The "snow moon," will likely be visible in the night sky when looking east. According to the latest forecast models, skies should be mostly clear with a chance for rain Friday night into early Saturday morning.
Why Do We Call It the 'Snow' Moon?
The "snow moon" gained its name from the Farmer's Almanac, which says heavy snow typically occurs in the month of February. In the U.S., February has historically been the snowiest month, according to meteorologists.
Other February full moons have been appropriately named Groundhog moon, falling at the beginning of February, along with bald eagle moon and black bear moon.
The full moon has also been named the "hungry moon" by the Cherokee tribe because food was scarce during February given the excessive snow, the NBC 5 Storm Team said.
Though much of February brought heavy snow, sunshine and warming temperatures are expected to arrive in the Chicago area this weekend.
Wind gusts and cloudy skies increased throughout the region Friday afternoon with temperatures expected to fall to the mid 30s but the evening hours.
Light rain showers with a mix of snow are expected to begin around 7 p.m.

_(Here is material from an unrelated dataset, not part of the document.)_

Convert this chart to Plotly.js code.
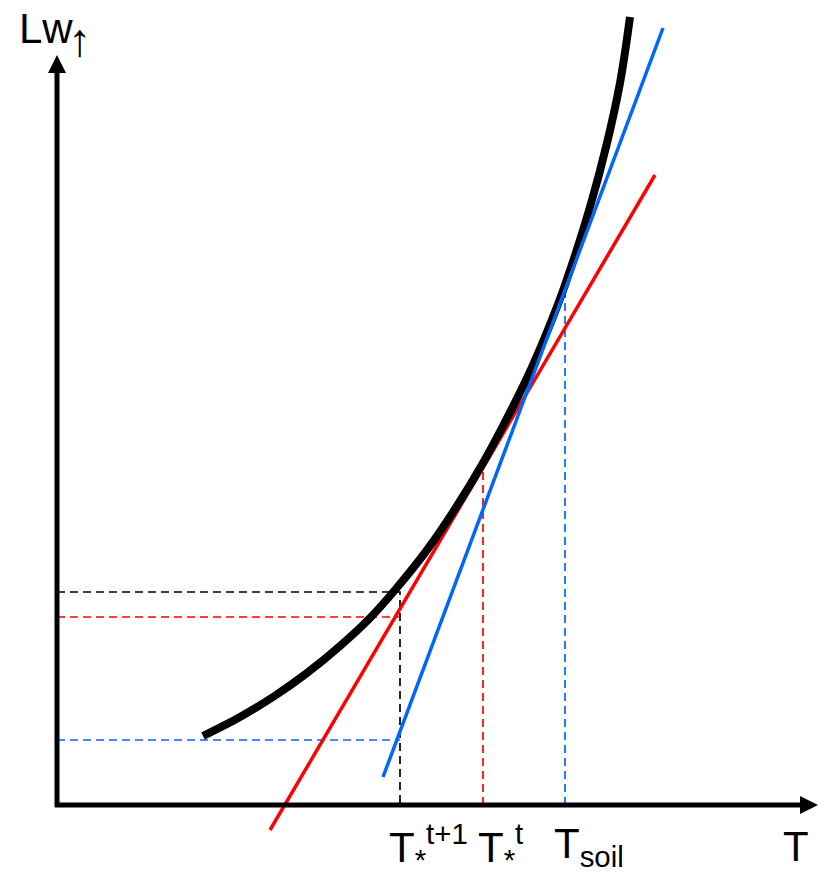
<!DOCTYPE html>
<html>
<head>
<meta charset="utf-8">
<script src="https://cdn.plot.ly/plotly-3.0.1.min.js"></script>
<style>html,body{margin:0;padding:0;background:#fff;}#chart{width:827px;height:875px;}</style>
</head>
<body>
<div id="chart"></div>
<script>
// Diagram units: origin at the axes corner, 1 unit ≈ 1 px
// Emission curve Lw↑(T)
const curveT  = [146, 183, 216, 250, 283, 313, 338, 370, 398, 426, 448, 470, 490, 508, 533, 550, 563, 573];
const curveLw = [ 69,  88, 108, 132, 159, 187, 215, 255, 296, 342, 383, 427, 473, 520, 598, 662, 722, 788];

// Tangent lines (end points)
const redT  = [213, 598];
const redLw = [-25, 630];
const blueT  = [326, 606];
const blueLw = [28, 777];

// Marked temperatures and levels
const tNext = 343;   // T*^(t+1)
const tStar = 426;   // T*^t
const tSoil = 508;   // T_soil
const lwBlack = 213, lwRed = 188, lwBlue = 65;
const lwRedTop = 340, lwBlueTop = 515;

// Axis extents
const axisXEnd = 761, axisYEnd = 750;

const dash = "8px,5px";
const blueC = "#0066ff", redC = "#ff0000";

const traces = [
  {x:[0, tNext, tNext], y:[lwBlack, lwBlack, 0], mode:"lines", line:{color:"#000", width:1.7, dash:dash}},
  {x:[0, tNext], y:[lwRed, lwRed], mode:"lines", line:{color:redC, width:1.7, dash:dash}},
  {x:[0, tNext], y:[lwBlue, lwBlue], mode:"lines", line:{color:blueC, width:1.7, dash:dash}},
  {x:[tStar, tStar], y:[0, lwRedTop], mode:"lines", line:{color:redC, width:1.7, dash:dash}},
  {x:[tSoil, tSoil], y:[0, lwBlueTop], mode:"lines", line:{color:blueC, width:1.7, dash:dash}},
  {x:redT, y:redLw, mode:"lines", line:{color:redC, width:3.5}},
  {x:curveT, y:curveLw, mode:"lines", line:{color:"#000", width:8, shape:"spline", smoothing:1}},
  {x:blueT, y:blueLw, mode:"lines", line:{color:blueC, width:3.5}}
];

const ah = 18, aw = 9;
const shapes = [
  {type:"line", xref:"x", yref:"y", x0:-2, y0:0, x1:axisXEnd-ah+2, y1:0, line:{color:"#000", width:5}},
  {type:"line", xref:"x", yref:"y", x0:0, y0:-2, x1:0, y1:axisYEnd-ah+2, line:{color:"#000", width:5}},
  {type:"path", xref:"x", yref:"y", path:`M ${axisXEnd-ah} ${aw} L ${axisXEnd} 0 L ${axisXEnd-ah} ${-aw} Z`, fillcolor:"#000", line:{width:0}},
  {type:"path", xref:"x", yref:"y", path:`M ${-aw} ${axisYEnd-ah} L 0 ${axisYEnd} L ${aw} ${axisYEnd-ah} Z`, fillcolor:"#000", line:{width:0}}
];

const fnt = {family:"Liberation Sans, Arial, sans-serif", size:42, color:"#000"};
const labY = -41;
const annotations = [
  {x:tNext, y:labY, xref:"x", yref:"y", text:"T<sub>*</sub><sup>t+1</sup>", showarrow:false, xanchor:"left", xshift:-13, font:fnt},
  {x:tStar, y:labY, xref:"x", yref:"y", text:"T<sub>*</sub><sup>t</sup>", showarrow:false, xanchor:"left", xshift:-7, font:fnt},
  {x:tSoil, y:labY, xref:"x", yref:"y", text:"T<sub>soil</sub>", showarrow:false, xanchor:"left", xshift:-13, font:fnt},
  {x:axisXEnd-22, y:labY, xref:"x", yref:"y", text:"T", showarrow:false, xanchor:"center", font:fnt},
  {x:-40, y:axisYEnd+27, xref:"x", yref:"y", text:"Lw", showarrow:false, xanchor:"left", font:fnt},
  {x:22, y:axisYEnd+15, xref:"x", yref:"y", text:"↑", showarrow:false, xanchor:"center", font:{family:"Liberation Sans, Arial, sans-serif", size:46, color:"#000"}}
];

const layout = {
  width:827, height:875,
  margin:{l:0, r:0, t:0, b:0, pad:0},
  paper_bgcolor:"#fff", plot_bgcolor:"#fff",
  showlegend:false,
  xaxis:{range:[-57, 770], visible:false, fixedrange:true},
  yaxis:{range:[-70, 805], visible:false, fixedrange:true},
  shapes:shapes,
  annotations:annotations
};

Plotly.newPlot("chart", traces, layout, {staticPlot:true, displayModeBar:false});
</script>
</body>
</html>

Friday and end by sunrise Saturday morning.
According to NBC 5 meteorologists, temperatures could warm to the low 50s on Saturday, bringing mostly sunny skies and "spring-like" conditions to the region.
Areas to the north of Chicago will likely see highs in the upper 40s, whereas areas further south can expect highs in the low 50s.
On Sunday, partly sunny skies continue across the region with highs in the low 50s, according to the latest weather reports.